Milan Trbojevic, who was deputy prime minister in Republika Srpska, RS, during the war, discussed the accused’s role in government at the time and prosecution allegations that thousands of Muslim civilians were persecuted in a network of detention camps in the region.
Krajisnik is charged with genocide, as well as a series of crimes against humanity and violations of the laws or customs of war, for his alleged part in a campaign to drive the non-Serb population from large parts of Bosnia in 1991 and 1992.
The indictment against him lists dozens of facilities where Bosnian Muslim and Croat detainees were apparently tortured, beaten and often killed.
Krajisnik’s defence lawyers have argued that their client had little knowledge of or direct control over events on the ground, which were mainly in the hands of highly independent local authorities.
In court this week, Trbojevic told judges that Krajisnik and Bosnian Serb president Radovan Karadzic between them maintained a tight control over the government.
But the witness – whose cautious demeanour in court seemed to stem from the fact that his first contact with prosecutors was as a war crimes suspect – insisted he knew nothing about the camps at the time.
At the start of his testimony, Presiding Judge Alphons Orie reminded Trbojevic that nothing he said in court could be used against him at a later stage. Judge Orie also used the same opportunity to underline the possible consequences the witness might face if he were to give false testimony.
Trbojevic told judges that he first entered the Bosnian Serb parliament in 1990 as a deputy representing the nationalist Serb Democratic Party, SDS – of which Karadzic was president and Krajisnik was a leading member – before being made deputy prime minister in 1992.
“Without question, Karadzic was supreme chief,” the witness told the court. But he added that Krajisnik and the president held the same political views and acted “as two men in one body”.
He said the influence wielded by the two over the RS government was so great that it had contributed to the resignation in 1992 of the entity’s prime minister, who was fed up with the president’s direct supervision of ministers and of the ministers’ habit of consulting with both Karadzic and Krajisnik on crucial matters.
He also confirmed that the two men shared between them almost absolute power over the police, army and judiciary.
Moving on to the subject of the detention camps allegedly operated by the Bosnian Serb authorities at the time, prosecutor Alan Tieger presented the witness with a series of documents evidencing their existence, including a record of a meeting of ministers in June 1992 when Trbojevic himself was recorded as discussing the “serious and urgent” matter of prisoner exchange.
Tieger also presented him with a document from August that year, signed by the then deputy interior minister Toma Kovac, which included a discussion of the “problems caused by detaining other nationalities”. The prosecutor followed up with evidence that the document had been read out at a government session presided over by Trbojevic himself.
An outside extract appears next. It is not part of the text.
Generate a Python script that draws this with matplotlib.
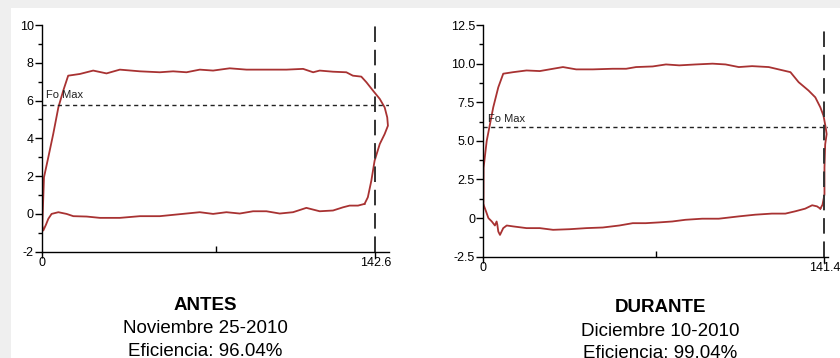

But the witness said he had no recollection of that session and denied having known anything about the camps or the mass executions of Muslim citizens at the time. He claimed he only learned about them years later.
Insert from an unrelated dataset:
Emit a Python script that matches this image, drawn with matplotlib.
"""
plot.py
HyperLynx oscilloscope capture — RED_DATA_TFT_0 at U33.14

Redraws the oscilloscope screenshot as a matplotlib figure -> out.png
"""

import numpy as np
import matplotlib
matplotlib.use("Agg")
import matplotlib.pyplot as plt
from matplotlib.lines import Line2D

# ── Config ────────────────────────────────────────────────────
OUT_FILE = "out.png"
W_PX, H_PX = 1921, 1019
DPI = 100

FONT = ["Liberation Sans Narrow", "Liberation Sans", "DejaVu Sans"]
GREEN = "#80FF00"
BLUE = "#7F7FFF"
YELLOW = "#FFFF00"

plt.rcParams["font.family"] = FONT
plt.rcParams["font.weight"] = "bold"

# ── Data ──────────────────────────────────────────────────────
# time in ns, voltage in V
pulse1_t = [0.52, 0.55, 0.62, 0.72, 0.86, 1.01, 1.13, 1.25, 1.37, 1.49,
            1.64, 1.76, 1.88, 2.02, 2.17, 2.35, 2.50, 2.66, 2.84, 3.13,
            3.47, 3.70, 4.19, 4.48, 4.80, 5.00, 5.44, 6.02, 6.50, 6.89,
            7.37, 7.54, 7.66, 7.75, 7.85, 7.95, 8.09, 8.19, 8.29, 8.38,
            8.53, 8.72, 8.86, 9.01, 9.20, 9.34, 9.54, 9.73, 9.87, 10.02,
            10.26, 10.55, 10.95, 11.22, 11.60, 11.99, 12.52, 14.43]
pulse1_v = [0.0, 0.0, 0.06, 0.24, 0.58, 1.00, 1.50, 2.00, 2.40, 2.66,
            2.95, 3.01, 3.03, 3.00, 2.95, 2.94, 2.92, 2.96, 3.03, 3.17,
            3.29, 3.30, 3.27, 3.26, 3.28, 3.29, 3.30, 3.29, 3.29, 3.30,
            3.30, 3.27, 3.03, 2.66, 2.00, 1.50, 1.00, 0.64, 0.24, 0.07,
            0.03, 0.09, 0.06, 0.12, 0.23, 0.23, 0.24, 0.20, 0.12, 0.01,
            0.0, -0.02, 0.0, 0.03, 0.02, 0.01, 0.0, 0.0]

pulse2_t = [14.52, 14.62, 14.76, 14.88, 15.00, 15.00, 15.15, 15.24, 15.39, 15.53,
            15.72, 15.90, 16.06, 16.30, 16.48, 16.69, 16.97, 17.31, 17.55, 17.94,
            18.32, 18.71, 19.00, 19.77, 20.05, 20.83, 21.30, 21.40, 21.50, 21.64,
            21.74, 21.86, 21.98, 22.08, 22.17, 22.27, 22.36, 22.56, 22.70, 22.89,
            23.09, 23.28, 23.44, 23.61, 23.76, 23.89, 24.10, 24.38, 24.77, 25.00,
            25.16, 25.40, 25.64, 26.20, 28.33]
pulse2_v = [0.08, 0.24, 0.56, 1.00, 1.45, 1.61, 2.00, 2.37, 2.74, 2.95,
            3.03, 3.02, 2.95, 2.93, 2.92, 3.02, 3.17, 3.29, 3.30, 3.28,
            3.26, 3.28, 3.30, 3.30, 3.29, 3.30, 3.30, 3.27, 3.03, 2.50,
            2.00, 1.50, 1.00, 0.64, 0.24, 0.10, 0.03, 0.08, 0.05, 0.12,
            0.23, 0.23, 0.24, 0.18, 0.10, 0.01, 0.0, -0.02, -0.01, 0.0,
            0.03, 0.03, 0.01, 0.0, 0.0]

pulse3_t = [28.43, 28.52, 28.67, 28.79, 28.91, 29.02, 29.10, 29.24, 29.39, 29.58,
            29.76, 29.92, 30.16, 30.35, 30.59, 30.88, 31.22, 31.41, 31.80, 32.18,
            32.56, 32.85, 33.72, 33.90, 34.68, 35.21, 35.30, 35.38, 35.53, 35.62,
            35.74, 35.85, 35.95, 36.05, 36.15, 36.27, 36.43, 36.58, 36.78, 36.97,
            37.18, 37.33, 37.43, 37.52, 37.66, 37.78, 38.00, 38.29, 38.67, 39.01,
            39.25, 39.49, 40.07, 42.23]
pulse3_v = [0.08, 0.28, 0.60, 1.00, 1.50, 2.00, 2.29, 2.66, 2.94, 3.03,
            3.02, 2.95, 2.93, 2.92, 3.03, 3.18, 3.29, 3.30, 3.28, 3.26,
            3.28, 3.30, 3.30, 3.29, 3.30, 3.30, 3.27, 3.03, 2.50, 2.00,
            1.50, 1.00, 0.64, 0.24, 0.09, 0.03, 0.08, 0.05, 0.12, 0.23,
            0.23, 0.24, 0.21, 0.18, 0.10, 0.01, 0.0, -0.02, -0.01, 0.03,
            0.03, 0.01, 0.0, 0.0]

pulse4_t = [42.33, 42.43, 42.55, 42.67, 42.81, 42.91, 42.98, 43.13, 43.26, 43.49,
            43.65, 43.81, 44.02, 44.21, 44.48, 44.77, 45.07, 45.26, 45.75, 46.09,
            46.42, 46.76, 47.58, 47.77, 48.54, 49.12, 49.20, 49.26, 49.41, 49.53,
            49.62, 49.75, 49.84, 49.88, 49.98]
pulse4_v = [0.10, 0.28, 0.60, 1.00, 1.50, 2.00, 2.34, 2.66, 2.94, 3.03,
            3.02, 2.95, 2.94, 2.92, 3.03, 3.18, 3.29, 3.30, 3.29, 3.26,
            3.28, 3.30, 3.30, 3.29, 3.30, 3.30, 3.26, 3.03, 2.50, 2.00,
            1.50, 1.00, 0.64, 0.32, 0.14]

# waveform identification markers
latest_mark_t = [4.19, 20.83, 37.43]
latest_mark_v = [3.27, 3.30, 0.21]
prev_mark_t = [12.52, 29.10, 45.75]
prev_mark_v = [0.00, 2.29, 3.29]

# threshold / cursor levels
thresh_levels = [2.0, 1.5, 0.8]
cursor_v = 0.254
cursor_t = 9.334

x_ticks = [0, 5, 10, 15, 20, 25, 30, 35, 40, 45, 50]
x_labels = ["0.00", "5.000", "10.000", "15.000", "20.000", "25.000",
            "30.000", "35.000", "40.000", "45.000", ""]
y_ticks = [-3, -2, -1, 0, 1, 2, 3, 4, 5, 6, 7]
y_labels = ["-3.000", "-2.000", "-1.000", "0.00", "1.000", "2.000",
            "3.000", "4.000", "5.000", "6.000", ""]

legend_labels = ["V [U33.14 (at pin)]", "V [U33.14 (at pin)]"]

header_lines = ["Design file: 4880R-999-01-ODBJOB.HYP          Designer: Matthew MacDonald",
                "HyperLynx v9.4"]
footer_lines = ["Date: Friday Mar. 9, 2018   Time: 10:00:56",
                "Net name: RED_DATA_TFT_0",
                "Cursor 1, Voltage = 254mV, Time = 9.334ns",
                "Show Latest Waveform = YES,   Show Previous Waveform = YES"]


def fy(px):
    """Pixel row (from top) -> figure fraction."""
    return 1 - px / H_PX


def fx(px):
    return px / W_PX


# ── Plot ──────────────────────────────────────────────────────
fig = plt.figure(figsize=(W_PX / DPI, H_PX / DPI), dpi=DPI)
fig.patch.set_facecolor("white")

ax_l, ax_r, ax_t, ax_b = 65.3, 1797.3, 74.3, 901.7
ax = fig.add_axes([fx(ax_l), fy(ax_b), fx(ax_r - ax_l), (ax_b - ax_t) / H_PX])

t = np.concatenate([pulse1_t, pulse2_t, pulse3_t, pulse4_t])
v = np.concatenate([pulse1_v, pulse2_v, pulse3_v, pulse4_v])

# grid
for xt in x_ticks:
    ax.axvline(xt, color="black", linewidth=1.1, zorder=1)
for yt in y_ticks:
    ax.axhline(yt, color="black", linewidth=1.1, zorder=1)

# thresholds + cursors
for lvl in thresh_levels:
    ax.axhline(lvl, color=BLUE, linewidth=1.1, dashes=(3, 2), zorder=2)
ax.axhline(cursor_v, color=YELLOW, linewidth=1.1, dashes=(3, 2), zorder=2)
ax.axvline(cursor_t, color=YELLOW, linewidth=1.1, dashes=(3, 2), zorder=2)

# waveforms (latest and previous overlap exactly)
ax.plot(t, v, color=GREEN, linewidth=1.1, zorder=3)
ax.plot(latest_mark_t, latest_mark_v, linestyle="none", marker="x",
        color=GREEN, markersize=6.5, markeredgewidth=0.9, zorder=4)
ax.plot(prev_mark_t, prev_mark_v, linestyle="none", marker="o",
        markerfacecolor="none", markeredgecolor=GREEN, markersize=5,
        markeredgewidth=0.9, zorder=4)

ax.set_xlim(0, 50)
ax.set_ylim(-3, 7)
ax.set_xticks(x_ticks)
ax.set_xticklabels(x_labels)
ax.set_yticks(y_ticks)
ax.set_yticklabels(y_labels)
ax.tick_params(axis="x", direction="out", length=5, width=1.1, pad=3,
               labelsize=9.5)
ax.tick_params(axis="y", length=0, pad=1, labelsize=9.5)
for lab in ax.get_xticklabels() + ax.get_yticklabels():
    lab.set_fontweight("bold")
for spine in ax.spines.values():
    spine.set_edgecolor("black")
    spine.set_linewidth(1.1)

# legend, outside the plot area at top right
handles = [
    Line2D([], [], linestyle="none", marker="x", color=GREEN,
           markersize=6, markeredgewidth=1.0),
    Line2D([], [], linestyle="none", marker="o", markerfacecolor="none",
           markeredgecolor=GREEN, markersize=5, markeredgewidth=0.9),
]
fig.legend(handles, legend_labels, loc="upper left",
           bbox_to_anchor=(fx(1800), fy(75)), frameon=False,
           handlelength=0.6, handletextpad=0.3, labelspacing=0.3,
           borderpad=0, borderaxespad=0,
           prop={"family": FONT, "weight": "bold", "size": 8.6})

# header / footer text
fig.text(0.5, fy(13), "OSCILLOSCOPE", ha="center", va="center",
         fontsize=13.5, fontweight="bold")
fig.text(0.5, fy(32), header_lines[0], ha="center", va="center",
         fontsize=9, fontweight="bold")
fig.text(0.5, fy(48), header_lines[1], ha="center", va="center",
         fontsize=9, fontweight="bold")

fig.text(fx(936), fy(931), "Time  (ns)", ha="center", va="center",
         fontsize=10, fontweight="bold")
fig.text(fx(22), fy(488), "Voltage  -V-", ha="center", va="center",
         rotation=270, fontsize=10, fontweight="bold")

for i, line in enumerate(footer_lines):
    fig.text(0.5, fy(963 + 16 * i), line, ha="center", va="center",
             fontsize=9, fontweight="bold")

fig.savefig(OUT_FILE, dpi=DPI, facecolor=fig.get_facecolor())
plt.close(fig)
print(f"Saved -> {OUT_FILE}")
“If we had known what was going on in the camps, we would have surely had a government session in Omarska,” he said, in reference to the site of one of the most notorious facilities.
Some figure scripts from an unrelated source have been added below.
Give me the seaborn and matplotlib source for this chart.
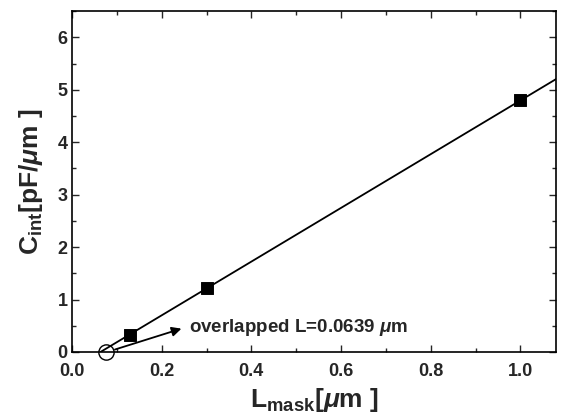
import numpy as np
import matplotlib
matplotlib.use('Agg')
import matplotlib.pyplot as plt
import seaborn as sns
from matplotlib.ticker import MultipleLocator

sns.set_theme(style='ticks')
plt.rcParams['font.family'] = ['Liberation Sans', 'DejaVu Sans']
plt.rcParams['font.weight'] = 'bold'
plt.rcParams['mathtext.fontset'] = 'custom'
plt.rcParams['mathtext.rm'] = 'Liberation Sans:bold'
plt.rcParams['mathtext.bf'] = 'Liberation Sans:bold'
plt.rcParams['mathtext.it'] = 'Liberation Sans:bold:italic'

# measured points
l_mask = [0.13, 0.30, 1.0]
c_int = [0.32, 1.22, 4.80]
# linear fit line
fit_x = [0.0639, 1.09]
fit_y = [0.0, 5.26]
# intercept marker
cross_x = [0.075]
cross_y = [0.0]

fig, ax = plt.subplots(figsize=(5.62, 4.15), dpi=100)
sns.lineplot(x=fit_x, y=fit_y, ax=ax, color='black', linewidth=1.3)
sns.scatterplot(x=l_mask, y=c_int, ax=ax, marker='s', s=70, color='black',
                edgecolor='black', zorder=5)
ax.plot(cross_x, cross_y, marker='o', markersize=11, markerfacecolor='none',
        markeredgecolor='black', markeredgewidth=1, linestyle='none', clip_on=False)
ax.annotate('overlapped L=0.0639 $\\mu$m', xy=(0.25, 0.46), xytext=(0.26, 0.47),
            fontsize=13.5, fontweight='bold', va='center', ha='left')
ax.annotate('', xy=(0.25, 0.46), xytext=(0.09, 0.03),
            arrowprops=dict(arrowstyle='-|>', color='black', lw=1.3, mutation_scale=14))

ax.set_xlim(0, 1.08)
ax.set_ylim(0, 6.5)
ax.set_xticks(np.arange(0, 1.01, 0.2))
ax.set_xticklabels(['%.1f' % v for v in np.arange(0, 1.01, 0.2)])
ax.set_yticks(range(0, 7))
ax.xaxis.set_minor_locator(MultipleLocator(0.1))
ax.yaxis.set_minor_locator(MultipleLocator(0.5))
ax.tick_params(which='both', direction='in', top=True, right=True, labelsize=13, width=1)
ax.tick_params(which='major', length=5)
ax.tick_params(which='minor', length=3)
ax.tick_params(axis='x', pad=8)
ax.tick_params(axis='y', pad=3)
for lbl in ax.get_xticklabels() + ax.get_yticklabels():
    lbl.set_fontweight('bold')
for sp in ax.spines.values():
    sp.set_linewidth(1.2)
    sp.set_color('black')

ax.set_xlabel('L$_{\\mathrm{mask}}$[$\\mu$m ]', fontsize=19, fontweight='bold', labelpad=4)
ax.set_ylabel('C$_{\\mathrm{int}}$[pF/$\\mu$m ]', fontsize=19, fontweight='bold', labelpad=9)

fig.subplots_adjust(left=0.128, right=0.99, top=0.973, bottom=0.152)
fig.savefig('out.png', dpi=100)
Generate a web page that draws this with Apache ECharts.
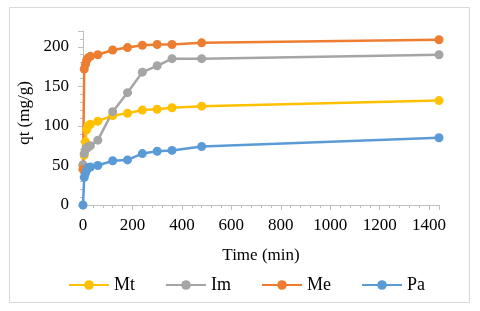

Pushed by prosecutors to give his opinion about how such camps were operated, the witness said that, looking back, he assumed they were run by the local authorities, that the army would have been involved in supplying provisions and that the secret service would have been responsible for classifying prisoners.
The witness claimed “the theory that the state should be [ethnically] pure had never been spoken about” in government.
As an example of official policy at the time, he described a speech given by Karadzic to parliament in July 1992 in which the president claimed there was no intention to “defeat” the Muslims, but that the priority was to prevent a “Muslim conquest of Europe”.
But the witness also acknowledged that at the same meeting, Karadzic had expressed concern about the large numbers of Muslims living in areas under Serb control.
During cross-examination by Krajisnik’s defence counsel Nicholas Stewart, Trbojevic said the accused had played an important role during the war in talks with the international community aimed at bringing peace to the region.
And he confirmed Stewart’s suggestion that Krajisnik had a difficult task in trying to maintain order in the RS parliament, whose members held diverse opinions.
“There were some stormy sessions,” Trbojevic told the court.
Goran Jungvirth is an IWPR contributor in Zagreb.